One of the highlights of last year’s North Sea Jazz Festival, which will not take place this year due to the corona crisis, was a duo concert by two brilliant improvisers: Edmar Castaneda (harp) and Grégoire Maret (harmonica). What they both delivered on stage in terms of musicianship, teamwork, improvisation, and the creation of a certain atmosphere still resonates to this day. Now, harmonica player Grégoire Maret has released his new album, appropriately titled “Americana”. Its blend of jazz, folk, country, bluegrass, blues, and pop embodies an exceptionally healing force.

Grégoire Maret "Americana"

Grégoire’s mates on the album are Bill Frisell (guitars), Romain Collin (piano, keyboards, effects), and Clarence Penn on drums. Two pieces were written by Bill Frisell, two pieces by Grégoire, one by Romain and one a joint effort of Grégoire and Romain. In addition, there are cover versions of songs by Jimmy Webb, Mark Knopfler, and Justin Vernon (Bon Iver).

The intimacy and introspective stance starts with Mark Knopfler‘s “Brothers In Arms” from the 1985 Dire Straits LP of the same name. Reducing its core theme to a minimum, Grégoire is able to put a beautiful, new spin on this pop tune, creating more of a lament and longing and thus, setting the pace for this extraordinary album. The bitter sweetness of harmonica and piano in this sincerely plaintive interpretation is just amazing. Bill plays banjo on his own “Small Town” (from his 2009 album “Disfarmer”; he recorded it also with bassist Thomas Morgan for the 2017 album “Small Town”) and opens the palette here to some country and folk-inspired playing. His “Rain, Rain” (from the 1999 country blues album “Good Dog, Happy Man”, one of his best to date I think) comes across as this color of vast open prairie-type never-ending landscapes, creating a sort of strange wanderlust which the three players convey with an amazingly subdued, magic fervor.

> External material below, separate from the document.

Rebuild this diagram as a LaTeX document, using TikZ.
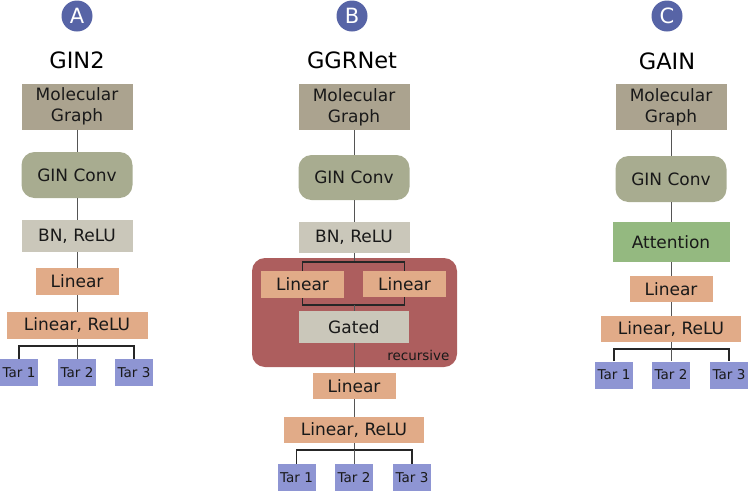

But even the new and original songs on offer, like Romain’s “San Luis Obispo”, sound as if they had always been around. How I wish I could have heard this sunny and optimistic-sounding tune back in 2000 on my trip from Monterey to Los Angeles when I also drove through this wonderful Californian small-town dream. Perfect soundtrack. There is this longing and wistfulness again on Grégoire’s own “Back Home”, where Clarence also appears with his lush brushes, and this profound contemplation on the piano-harmonica duo performance on “The Sail”, the second of the leader’s compositions. The svelte lyricism of Bon Iver‘s “Re:Stacks” is sublime. Jimmy Webb‘s classic “Wichita Lineman”, once again rendered in a slower than slow tempo, is a heartfelt tribute.